When the goat was completely still Aldo cut through the hide of one of its shanks and forced a short length of plastic tubing under the skin and blew into the tube to loosen the skin along the length of the leg. He did the same with its three other legs. Several other knives were brought out to the patio and sharpened. Aldo, Maximina and Aldo’s son started to skin the goat with the knives. Aldo slid the knife between the belly and the skin quickly, efficiently and expertly without puncturing the hide and without damaging the meat. The blade slipped between the meat and the skin and the skin peeled away leaving large patches of white fat interrupted by reddish gashes of exposed muscle, which continued to twitch along the ribcage, above the heart of the now headless animal.

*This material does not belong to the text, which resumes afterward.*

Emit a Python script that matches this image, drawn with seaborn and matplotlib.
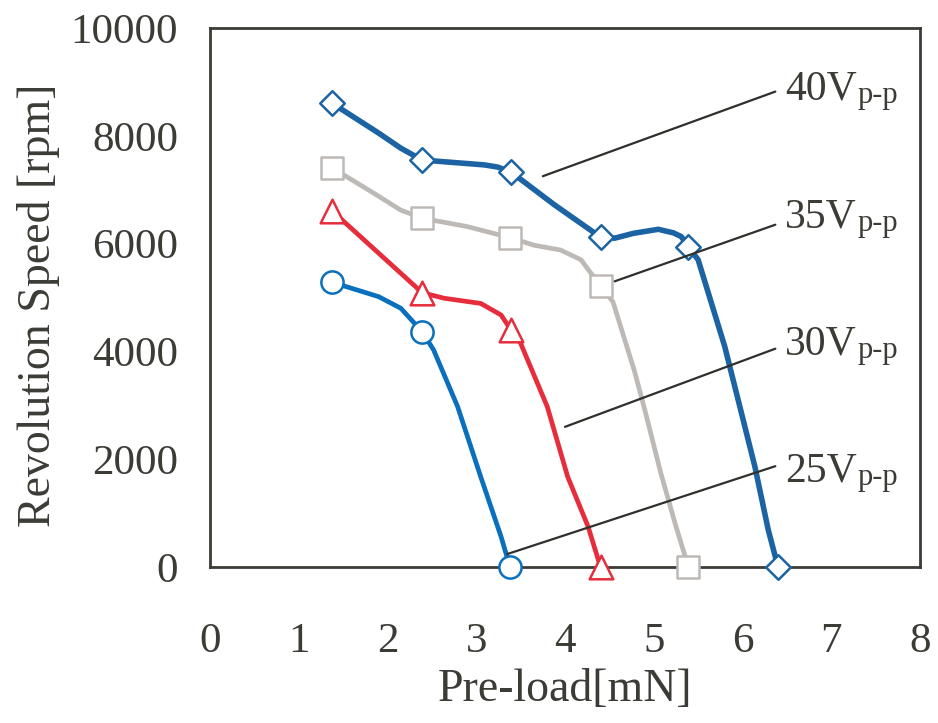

When they’d skinned the entire carcass Aldo cut open its anus and carved out the rectal area and then split apart the ribs with the machete and pulled out the organs and the huge bloated white sack of its stomach and manhandled them into a washtub. Then he cut off the hooves, threaded a rope between the remaining bones of the two forelegs, and hoisted the carcass into a short, thick, white tree growing in the patio. He washed down the carcass with a bucket of water and meanwhile three women took the washtubful of entrails out into the back yard. First they salvaged the heart, liver, kidneys and some other organs that I was having trouble identifying. Then they unwound the intestines, cut them away from the stomach, and began to chop them into short segments. They squeezed greenish shit out of each segment and then poured water through it to cleanse it. Then they ran a stick through each segment and scoured the interior of the gut by bunching it along the stick, washed it a second time and dropped it into a washpan of fresh water that one of the women had brought from the well. As they cleaned the segments of intestine nearer the stomach the green shit they emptied from the length of intestine began to retain its solidity and texture, that of clumps of grass. Finally they cut open the stomach, which emitted a foul odor of partially digested vegetation, and emptied its copious contents into a ditch that ran behind the house. Someone kicked a dog that had been manuevering about, trying to rob scraps, and the dog yelped and skulked away. They cleaned the stomach, whose lining looked like shaggy wet fleece, and threw it into the washpan with the tripe.
The goat will be served tomorrow at a “cabritada”—a fundraising effort for the group of artisans with which I’m working.